Si è svolta a Bari dal 16 al 18 ottobre negli spazi della Fiera del Levante la rassegna Didacta Edizione Puglia, grande evento dedicato al mondo della scuola, dell’università, della formazione e della ricerca scientifica. Dal podcast in classe all’apprendimento attraverso l’Intelligenza artificiale, dalla cyber security alla pratica sportiva giovanile, ma anche aule immersive, laboratori per la realtà virtuale e metodologie innovative per le materie Stem: sono solo alcuni degli argomenti trattati nelle giornate della fiera. Luogo d’incontro per tutti i livelli di istruzione e formazione, Didacta ha previsto un ricco cartellone di workshop, seminari e incontri che si sono svolti in tre giorni, dedicati alla formazione dei docenti di ogni ordine e grado e per l’aggiornamento di tutti i professionisti del comparto scuola. Le nuove tecnologie occupano ormai ogni angolo del nostro tempo, anche quello dedicato alla scuola. Si fa sempre più pressante l’idea che a scuola si debbano usare aule immersive per imparare le tabelline, far uso dell’intelligenza artificiale per diventare più intelligenti, dei tablet per non leggere e scrivere su carta.
A questa importante manifestazione incentrata sul mondo della didattica, organizzata da Firenze Fiera e voluta da Nuova Fiera del Levante assieme alla Regione Puglia, sono stati dedicati oltre 12mila metri quadrati di spazi. Tante energie, tanti investimenti fatti sulla didattica innovativa basata sulle tecnologie di ogni specie, su nuove visioni interpretative, introspezioni elettroniche e studi su percettori di sensazioni, visioni, indagini di ogni tipo. Strumenti per analizzare lo sguardo del bambino, l’interesse per colori, forme, movimenti.
Ma la domanda che regna sovrana è sempre la stessa: è vera innovazione quella improntata a queste nuove tecnologie? L’innovazione porterà a migliorare la scuola, questo di sicuro. Fino ad ora, in 20 anni di innovazioni spettacolari affidate forzosamente agli strumenti tecnologici non abbiamo visto grandi miglioramenti della scuola. I risultati in ambito scolastico restano bassi, anzi calano sempre più. Restano certe alcune vecchie e sacre convinzioni: lo sguardo, l’attenzione, l’interesse per l’alunno, per la sua pura e semplice umanità espressa o spesso inespressa, sono basilari per porsi in maniera adeguata rispetto ad ogni cosa.

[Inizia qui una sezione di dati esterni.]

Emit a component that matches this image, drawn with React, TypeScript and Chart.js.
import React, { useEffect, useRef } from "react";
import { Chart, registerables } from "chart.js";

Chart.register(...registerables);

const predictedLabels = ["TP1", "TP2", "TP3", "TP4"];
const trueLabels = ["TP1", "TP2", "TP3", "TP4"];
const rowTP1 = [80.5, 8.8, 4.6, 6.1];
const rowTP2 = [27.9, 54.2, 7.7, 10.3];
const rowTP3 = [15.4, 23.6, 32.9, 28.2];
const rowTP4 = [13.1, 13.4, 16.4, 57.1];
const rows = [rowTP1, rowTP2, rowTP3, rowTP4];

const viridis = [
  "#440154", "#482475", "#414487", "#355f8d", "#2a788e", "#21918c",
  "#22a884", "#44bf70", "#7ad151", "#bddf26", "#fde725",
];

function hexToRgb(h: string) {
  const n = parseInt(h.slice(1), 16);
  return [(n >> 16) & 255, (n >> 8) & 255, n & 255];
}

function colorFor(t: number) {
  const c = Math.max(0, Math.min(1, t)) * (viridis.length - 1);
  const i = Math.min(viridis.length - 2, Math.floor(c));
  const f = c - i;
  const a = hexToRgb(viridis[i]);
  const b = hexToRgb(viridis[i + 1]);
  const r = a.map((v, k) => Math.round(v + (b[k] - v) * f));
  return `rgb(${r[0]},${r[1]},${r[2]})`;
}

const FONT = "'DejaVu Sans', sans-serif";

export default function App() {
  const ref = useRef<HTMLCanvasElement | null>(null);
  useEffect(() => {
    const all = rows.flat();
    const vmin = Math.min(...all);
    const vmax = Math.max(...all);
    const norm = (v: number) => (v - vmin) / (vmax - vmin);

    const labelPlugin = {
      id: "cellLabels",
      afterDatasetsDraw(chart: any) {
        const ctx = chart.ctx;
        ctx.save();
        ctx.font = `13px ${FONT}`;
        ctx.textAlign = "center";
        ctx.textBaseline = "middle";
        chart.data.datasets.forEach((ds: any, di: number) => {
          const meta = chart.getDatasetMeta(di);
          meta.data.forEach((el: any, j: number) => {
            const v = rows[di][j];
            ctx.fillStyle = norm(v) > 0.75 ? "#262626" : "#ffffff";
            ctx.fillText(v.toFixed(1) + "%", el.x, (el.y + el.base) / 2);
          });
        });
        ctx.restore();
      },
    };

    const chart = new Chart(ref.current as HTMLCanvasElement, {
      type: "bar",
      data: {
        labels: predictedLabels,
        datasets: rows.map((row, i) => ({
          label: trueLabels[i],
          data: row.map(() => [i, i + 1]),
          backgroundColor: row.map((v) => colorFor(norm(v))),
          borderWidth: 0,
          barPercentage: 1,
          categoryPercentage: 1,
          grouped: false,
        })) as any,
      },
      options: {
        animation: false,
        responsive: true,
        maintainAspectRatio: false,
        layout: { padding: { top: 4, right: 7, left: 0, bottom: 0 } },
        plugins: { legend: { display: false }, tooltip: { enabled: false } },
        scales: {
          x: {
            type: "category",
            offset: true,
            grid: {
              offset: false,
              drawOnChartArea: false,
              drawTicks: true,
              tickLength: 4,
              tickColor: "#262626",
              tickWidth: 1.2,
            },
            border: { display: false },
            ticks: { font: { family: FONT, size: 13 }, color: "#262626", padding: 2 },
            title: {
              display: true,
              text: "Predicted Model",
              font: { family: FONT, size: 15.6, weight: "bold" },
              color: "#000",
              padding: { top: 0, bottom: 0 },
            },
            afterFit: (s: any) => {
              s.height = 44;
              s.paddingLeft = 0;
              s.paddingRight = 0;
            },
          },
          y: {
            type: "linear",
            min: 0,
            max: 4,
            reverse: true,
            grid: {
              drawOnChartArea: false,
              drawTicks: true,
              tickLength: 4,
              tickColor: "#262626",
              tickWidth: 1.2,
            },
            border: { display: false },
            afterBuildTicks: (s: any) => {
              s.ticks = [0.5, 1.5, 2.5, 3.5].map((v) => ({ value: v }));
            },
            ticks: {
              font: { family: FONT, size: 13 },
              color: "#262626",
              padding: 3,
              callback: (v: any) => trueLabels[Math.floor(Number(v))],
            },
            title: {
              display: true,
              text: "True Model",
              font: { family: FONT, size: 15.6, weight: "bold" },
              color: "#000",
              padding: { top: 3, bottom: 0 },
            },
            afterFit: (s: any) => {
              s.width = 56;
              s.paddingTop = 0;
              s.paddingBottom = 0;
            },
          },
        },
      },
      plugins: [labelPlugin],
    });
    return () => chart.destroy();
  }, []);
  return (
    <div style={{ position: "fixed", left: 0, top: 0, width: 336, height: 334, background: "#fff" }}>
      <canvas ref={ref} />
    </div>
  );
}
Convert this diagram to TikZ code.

Le strumentazioni attive al giorno d’oggi spesso cambiano nome (sono ormai di moda espressioni anglofone delle più svariate per esprimere situazioni già da tempo in uso) ma il più delle volte si tratta appunto di realtà già viste. Di sicuro rispetto a situazioni più delicate in cui sono implicati ragazzi con difficoltà oggettive, delle novità ci sono; restano sempre da verificare condizioni alla Checco Zalone con il ragazzo autistico Lorenzo nel film Cado dalle nubi.
E invece, troppo spesso si propinano soluzioni veloci, demandate a strumentazioni tecnologiche quasi come se ci fossero magiche elaborazioni per risolvere problemi. E così, se gli studenti di mezza Europa vanno male in matematica si propinano soluzioni tecnologiche, se gli studenti vanno male in inglese, si propinano soluzioni in aule immersive costose e spesso impossibili da acquistare da parte delle istituzioni.
Comincio a pensare che la vera innovazione potrà essere quella in cui verranno banditi gli strumenti inutili durante le lezioni, quella in cui i cellulari saranno spenti, quella in cui si riapriranno i libri di carta, quella in cui gli studenti saranno in grado di leggere due pagine di seguito senza entrare nel panico, quella in cui tornerà di moda l’uso del pollice opponibile per scrivere e disegnare a mano, quella in cui osserveremo il reale prima che il virtuale, il lavoro di applicazione nello studio anziché continue facilitazioni o riduzioni nello studio stesso.
Si è sempre più convinti che il vero nemico dell’innovazione a scuola sia proprio l’uso smodato, invasivo, pervasivo della tecnologia. Sono convinto che l’uso passivo della tecnologia uccida la creatività e l’immaginazione, comincio a pensare che l’omogeneizzato tecnologizzato priverà gli studenti della loro capacità di pensare, ragionare, immaginare e creare. Forse la vera innovazione a scuola sarà tornare indietro e ammettere di aver sbagliato.